◆ Your objective: Reproduce exactly the lines below, from the first one through the line containing "const yTicks = [0, 0.2, 0.4, 0.6, 0.8, 1, 1.2, 1.4];", and omit any pictures.

══ Input

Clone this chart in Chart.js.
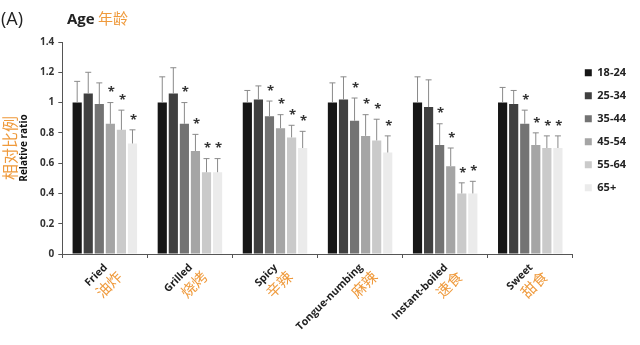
<!DOCTYPE html>
<html>
<head>
<meta charset="utf-8">
<script src="https://cdn.jsdelivr.net/npm/chart.js@4.4.1/dist/chart.umd.min.js"></script>
<style>
  body { margin: 0; background: #fff; }
  #wrap { width: 640px; height: 345px; }
</style>
</head>
<body>
<div id="wrap"><canvas id="myChart" width="640" height="345"></canvas></div>
<script>
// categories (English + Chinese) and age groups
const categories = ['Fried', 'Grilled', 'Spicy', 'Tongue-numbing', 'Instant-boiled', 'Sweet'];
const categoriesZh = ['油炸', '烧烤', '辛辣', '麻辣', '速食', '甜食'];
const ageGroups = ['18-24', '25-34', '35-44', '45-54', '55-64', '65+'];
const yTicks = [0, 0.2, 0.4, 0.6, 0.8, 1, 1.2, 1.4];

// relative ratio for each age group, one value per category
const age1824 = [1.00, 1.00, 1.00, 1.00, 1.00, 1.00];
const age2534 = [1.06, 1.06, 1.02, 1.02, 0.97, 0.99];
const age3544 = [0.99, 0.86, 0.91, 0.88, 0.72, 0.86];
const age4554 = [0.86, 0.68, 0.83, 0.78, 0.58, 0.72];
const age5564 = [0.82, 0.54, 0.77, 0.75, 0.40, 0.70];
const age65 = [0.73, 0.54, 0.70, 0.67, 0.40, 0.70];

// error bars (upper only)
const err1824 = [0.14, 0.17, 0.08, 0.13, 0.17, 0.10];
const err2534 = [0.14, 0.17, 0.09, 0.15, 0.18, 0.09];
const err3544 = [0.14, 0.14, 0.10, 0.15, 0.14, 0.09];
const err4554 = [0.14, 0.11, 0.09, 0.14, 0.12, 0.08];
const err5564 = [0.13, 0.09, 0.08, 0.14, 0.07, 0.08];
const err65 = [0.09, 0.09, 0.11, 0.11, 0.08, 0.08];

// significance marks (*)
const sig1824 = [0, 0, 0, 0, 0, 0];
const sig2534 = [0, 0, 0, 0, 0, 0];
const sig3544 = [0, 1, 1, 1, 1, 1];
const sig4554 = [1, 1, 1, 1, 1, 1];
const sig5564 = [1, 1, 1, 1, 1, 1];
const sig65 = [1, 1, 1, 1, 1, 1];

const values = [age1824, age2534, age3544, age4554, age5564, age65];
const errors = [err1824, err2534, err3544, err4554, err5564, err65];
const stars = [sig1824, sig2534, sig3544, sig4554, sig5564, sig65];
const barColors = ['#161616', '#404040', '#737373', '#a5a5a5', '#cacaca', '#ebebeb'];
const orange = '#ef9a3c';

// error bars + stars
const errorBarPlugin = {
  id: 'errorBars',
  afterDatasetsDraw(chart) {
    const ctx = chart.ctx;
    const y = chart.scales.y;
    ctx.save();
    chart.data.datasets.forEach((ds, i) => {
      const meta = chart.getDatasetMeta(i);
      meta.data.forEach((bar, j) => {
        const top = y.getPixelForValue(values[i][j] + errors[i][j]);
        ctx.strokeStyle = '#8a8a8a';
        ctx.lineWidth = 1;
        ctx.beginPath();
        ctx.moveTo(bar.x, bar.y);
        ctx.lineTo(bar.x, top);
        ctx.moveTo(bar.x - 3, top);
        ctx.lineTo(bar.x + 3, top);
        ctx.stroke();
        if (stars[i][j]) {
          ctx.fillStyle = '#333';
          ctx.font = 'bold 13px "Open Sans"';
          ctx.textAlign = 'center';
          ctx.textBaseline = 'middle';
          ctx.fillText('*', bar.x + 1, top - 10);
        }
      });
    });
    ctx.restore();
  }
};

// titles and rotated two-colour category labels
const textPlugin = {
  id: 'texts',
  afterDraw(chart) {
    const ctx = chart.ctx;
    const x = chart.scales.x;
    const area = chart.chartArea;
    ctx.save();
    ctx.textBaseline = 'alphabetic';
    ctx.textAlign = 'left';
    ctx.fillStyle = '#222';
    ctx.font = '18px "Open Sans"';
    ctx.fillText('(A)', 1, 25);
    ctx.font = 'bold 15px "Open Sans"';
    ctx.fillText('Age', 67, 24);
    ctx.fillStyle = orange;
    ctx.font = '15px "Noto Sans CJK SC"';
    ctx.fillText('年龄', 98, 24);

    // chinese y title
    ctx.save();
    ctx.translate(10, (area.top + area.bottom) / 2);
    ctx.rotate(-Math.PI / 2);
    ctx.textAlign = 'center';
    ctx.textBaseline = 'middle';
    ctx.fillStyle = orange;
    ctx.font = '16px "Noto Sans CJK SC"';
    ctx.fillText('相对比例', 0, 0);
    ctx.restore();

    categories.forEach((c, i) => {
      const px = x.getPixelForValue(i);
      ctx.save();
      ctx.translate(px + 3, area.bottom + 14);
      ctx.rotate(-Math.PI / 4);
      ctx.textAlign = 'right';
      ctx.textBaseline = 'alphabetic';
      ctx.fillStyle = '#222';
      ctx.font = 'bold 10.5px "Open Sans"';
      ctx.fillText(c, 0, 0);
      ctx.fillStyle = orange;
      ctx.font = '15px "Noto Sans CJK SC"';
      ctx.fillText(categoriesZh[i], 4, 18);
      ctx.restore();
    });
    ctx.restore();
  }
};

const datasets = ageGroups.map((g, i) => ({
  label: g,
  data: values[i],
  backgroundColor: barColors[i],
  borderWidth: 0,
  categoryPercentage: 0.78,
  barPercentage: 0.83
}));

const config = {
  type: 'bar',
  data: { labels: categories, datasets: datasets },
  options: {
    responsive: false,
    animation: false,
    layout: { padding: { top: 42, left: 18, right: 4, bottom: 87 } },
    plugins: {
      tooltip: { enabled: false },
      legend: {
        position: 'right',
        align: 'start',
        title: { display: true, text: ' ', padding: 0, font: { size: 11 } },
        labels: {
          boxWidth: 7,
          boxHeight: 7,
          padding: 12,
          color: '#222',
          font: { family: 'Open Sans', size: 11, weight: 'bold' }
        }
      }
    },
    scales: {
      x: {
        grid: { display: true, drawOnChartArea: false, drawTicks: true, tickLength: 4, color: '#555', offset: true },
        border: { color: '#555' },
        ticks: { display: false }
      },
      y: {
        min: 0,
        max: 1.4,
        afterBuildTicks(scale) { scale.ticks = yTicks.map(v => ({ value: v })); },
        grid: { display: true, drawOnChartArea: false, drawTicks: true, tickLength: 4, color: '#555' },
        border: { color: '#555' },
        ticks: {
          color: '#333',
          padding: 4,
          font: { family: 'Open Sans', size: 10, weight: 'bold' },
          callback: (v) => String(v)
        },
        title: {
          display: true,
          text: 'Relative ratio',
          color: '#111',
          padding: { top: 0, bottom: 6 },
          font: { family: 'Open Sans', size: 10, weight: 'bold' }
        }
      }
    }
  },
  plugins: [errorBarPlugin, textPlugin]
};

const myChart = new Chart(document.getElementById('myChart'), config);
</script>
</body>
</html>
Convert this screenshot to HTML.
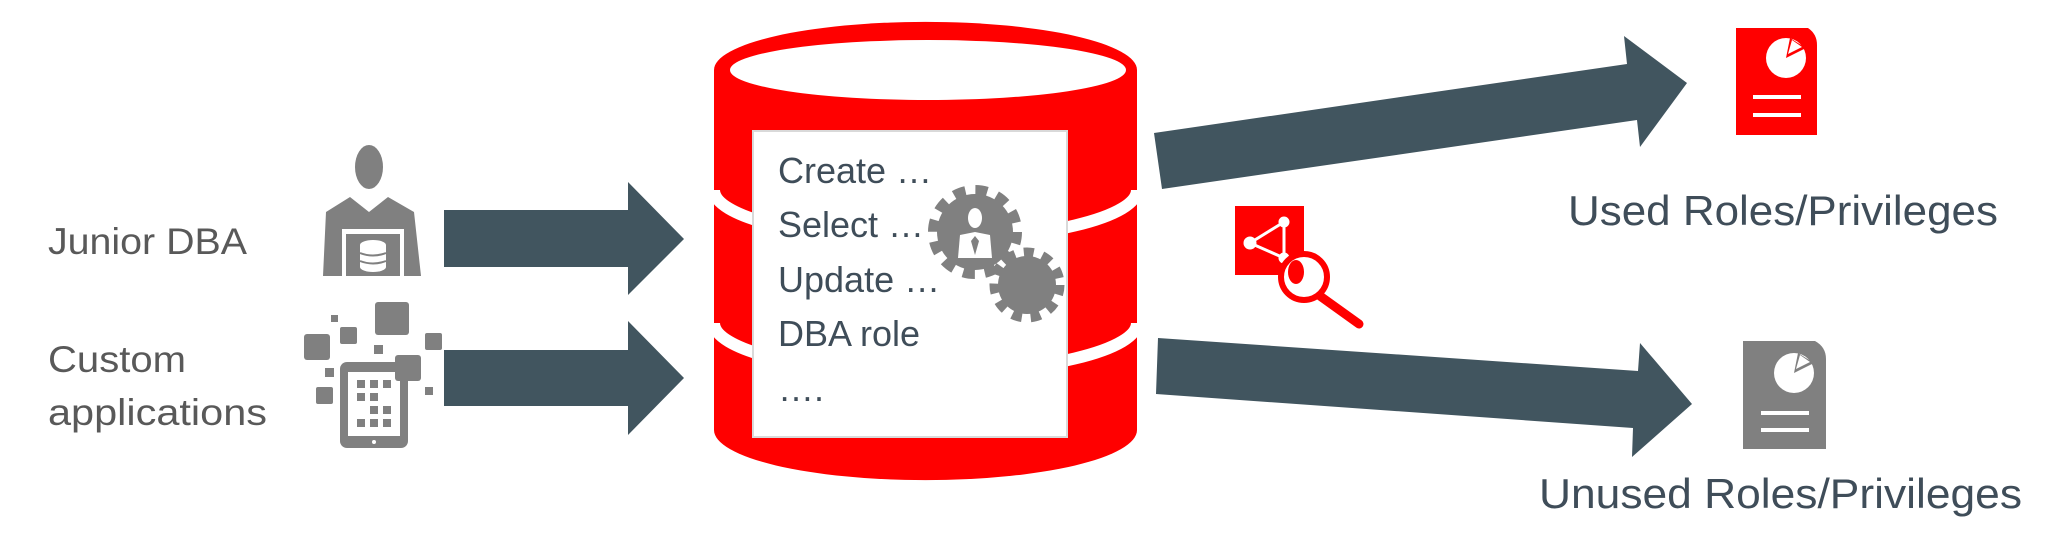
<!DOCTYPE html>
<html><head><meta charset="utf-8"><style>
html,body{margin:0;padding:0;background:#fff;}
svg{display:block}
text{font-family:"Liberation Sans",sans-serif;}
</style></head><body>
<svg width="2059" height="535" viewBox="0 0 2059 535" xmlns="http://www.w3.org/2000/svg">
<!-- left labels -->
<g fill="#595959" font-size="37">
<text x="48" y="254" textLength="199" lengthAdjust="spacingAndGlyphs">Junior DBA</text>
<text x="48" y="372" textLength="138" lengthAdjust="spacingAndGlyphs">Custom</text>
<text x="48" y="425" textLength="219" lengthAdjust="spacingAndGlyphs">applications</text>
</g>
<!-- person icon -->
<g fill="#808080">
<ellipse cx="369" cy="167" rx="14" ry="22"/>
<path d="M323,276 L326,212 L350,197 L369,212 L388,197 L414,212 L421,276 Z"/>
<rect x="342" y="229" width="62" height="47" fill="#fff"/>
<rect x="346" y="234" width="54" height="42"/>
<g fill="#fff"><ellipse cx="373" cy="245" rx="13" ry="5"/><rect x="360" y="245" width="26" height="22"/><ellipse cx="373" cy="267" rx="13" ry="5"/></g>
<g stroke="#808080" stroke-width="2" fill="none"><path d="M360,253 Q373,258 386,253"/><path d="M360,261 Q373,266 386,261"/></g>
</g>
<!-- tablet icon -->
<g fill="#808080">
<rect x="375" y="302" width="34" height="33" rx="3"/>
<rect x="331" y="315" width="7" height="7"/>
<rect x="340" y="327" width="17" height="17" rx="2"/>
<rect x="304" y="334" width="26" height="26" rx="3"/>
<rect x="425" y="333" width="17" height="17" rx="2"/>
<rect x="374" y="345" width="9" height="9"/>
<rect x="325" y="368" width="9" height="9"/>
<rect x="316" y="387" width="17" height="17" rx="2"/>
<rect x="425" y="387" width="8" height="8"/>
<rect x="340" y="362" width="68" height="86" rx="7"/>
<rect x="348" y="372" width="52" height="64" fill="#fff"/>
<g><rect x="357" y="380" width="8" height="8"/><rect x="370" y="380" width="8" height="8"/><rect x="383" y="380" width="8" height="8"/>
<rect x="357" y="393" width="8" height="8"/><rect x="370" y="393" width="8" height="8"/>
<rect x="370" y="406" width="8" height="8"/><rect x="383" y="406" width="8" height="8"/>
<rect x="357" y="419" width="8" height="8"/><rect x="370" y="419" width="8" height="8"/><rect x="383" y="419" width="8" height="8"/></g>
<rect x="395" y="355" width="26" height="26" rx="3"/>
<circle cx="374" cy="442" r="2" fill="#fff"/>
</g>
<!-- left arrows -->
<g fill="#41555F">
<polygon points="444,210 628,210 628,182 684,239 628,295 628,267 444,267"/>
<polygon points="444,350 628,350 628,321 684,378 628,435 628,406 444,406"/>
</g>
<!-- cylinder -->
<path d="M714,70 L714,430 A211,50 0 0 0 1137,430 L1137,70 A211,48 0 0 0 714,70 Z" fill="#ff0000"/>
<ellipse cx="928" cy="70" rx="198" ry="30" fill="#fff"/>
<g stroke="#fff" stroke-width="12" fill="none">
<path d="M714,190 A211,50 0 0 0 1137,190"/>
<path d="M714,323 A211,50 0 0 0 1137,323"/>
</g>
<rect x="753" y="131" width="314" height="306" fill="#fff" stroke="#d9d9d9" stroke-width="2"/>
<g fill="#3F4D59" font-size="36">
<text x="778" y="183">Create …</text>
<text x="778" y="237">Select …</text>
<text x="778" y="292">Update …</text>
<text x="778" y="346">DBA role</text>
<text x="778" y="401">….</text>
</g>
<!-- gears -->
<g fill="#808080">
<circle cx="975" cy="232" r="38"/>
<circle cx="975" cy="232" r="42" fill="none" stroke="#808080" stroke-width="10" stroke-dasharray="12 10"/>
<circle cx="1027" cy="285" r="29"/>
<circle cx="1027" cy="285" r="33" fill="none" stroke="#808080" stroke-width="9" stroke-dasharray="10 9"/>
<g fill="#fff"><ellipse cx="975" cy="218" rx="7" ry="10"/><path d="M958,258 L960,235 L975,232 L990,235 L992,258 Z"/></g>
<path d="M975,236 L971,241 L975,255 L979,241 Z" fill="#808080"/>
<circle cx="1027" cy="285" r="9" fill="#808080"/>
</g>
<!-- right arrows -->
<g fill="#41555F">
<polygon points="1154,133 1627,64 1624,36 1687,83 1640,147 1637,120 1162,189"/>
<polygon points="1158,338 1638,371 1640,343 1692,404 1632,457 1633,428 1156,394"/>
</g>
<!-- analytics icon -->
<rect x="1235" y="206" width="69" height="69" fill="#ff0000"/>
<g stroke="#fff" stroke-width="3" fill="#fff"><line x1="1284" y1="222" x2="1250" y2="243"/><line x1="1250" y1="243" x2="1284" y2="258"/><line x1="1284" y1="222" x2="1284" y2="258"/>
<circle cx="1284" cy="222" r="4"/><circle cx="1250" cy="243" r="5"/><circle cx="1284" cy="258" r="4"/></g>
<circle cx="1304" cy="277" r="23" fill="#fff" stroke="#ff0000" stroke-width="6"/>
<ellipse cx="1296" cy="272" rx="8" ry="12" fill="#ff0000"/>
<line x1="1320" y1="296" x2="1359" y2="324" stroke="#ff0000" stroke-width="9" stroke-linecap="round"/>
<!-- doc icons -->
<g>
<path d="M1736,28 L1808,28 Q1817,34 1817,45 L1817,135 L1736,135 Z" fill="#ff0000"/>
<circle cx="1786" cy="58" r="20" fill="#fff"/>
<path d="M1786,58 L1790,38 L1806,48 Z" fill="#ff0000"/>
<path d="M1788,54 L1792,40 L1802,47 Z" fill="#fff"/>
<rect x="1753" y="95" width="48" height="4" fill="#fff"/><rect x="1753" y="113" width="48" height="4" fill="#fff"/>
</g>
<g>
<path d="M1743,341 L1815,341 Q1826,347 1826,359 L1826,449 L1743,449 Z" fill="#808080"/>
<circle cx="1794" cy="373" r="20" fill="#fff"/>
<path d="M1794,373 L1798,353 L1814,363 Z" fill="#808080"/>
<path d="M1796,369 L1800,355 L1810,362 Z" fill="#fff"/>
<rect x="1761" y="411" width="48" height="4" fill="#fff"/><rect x="1761" y="428" width="48" height="4" fill="#fff"/>
</g>
<g fill="#3F4D59" font-size="42">
<text x="1568" y="225" textLength="430" lengthAdjust="spacingAndGlyphs">Used Roles/Privileges</text>
<text x="1539" y="508" textLength="483" lengthAdjust="spacingAndGlyphs">Unused Roles/Privileges</text>
</g>
</svg>
</body></html>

════

◆ Final result:
Clone this chart in Chart.js.
<!DOCTYPE html>
<html>
<head>
<meta charset="utf-8">
<script src="https://cdn.jsdelivr.net/npm/chart.js@4.4.1/dist/chart.umd.min.js"></script>
<style>
  body { margin: 0; background: #fff; }
  #wrap { width: 640px; height: 345px; }
</style>
</head>
<body>
<div id="wrap"><canvas id="myChart" width="640" height="345"></canvas></div>
<script>
// categories (English + Chinese) and age groups
const categories = ['Fried', 'Grilled', 'Spicy', 'Tongue-numbing', 'Instant-boiled', 'Sweet'];
const categoriesZh = ['油炸', '烧烤', '辛辣', '麻辣', '速食', '甜食'];
const ageGroups = ['18-24', '25-34', '35-44', '45-54', '55-64', '65+'];
const yTicks = [0, 0.2, 0.4, 0.6, 0.8, 1, 1.2, 1.4];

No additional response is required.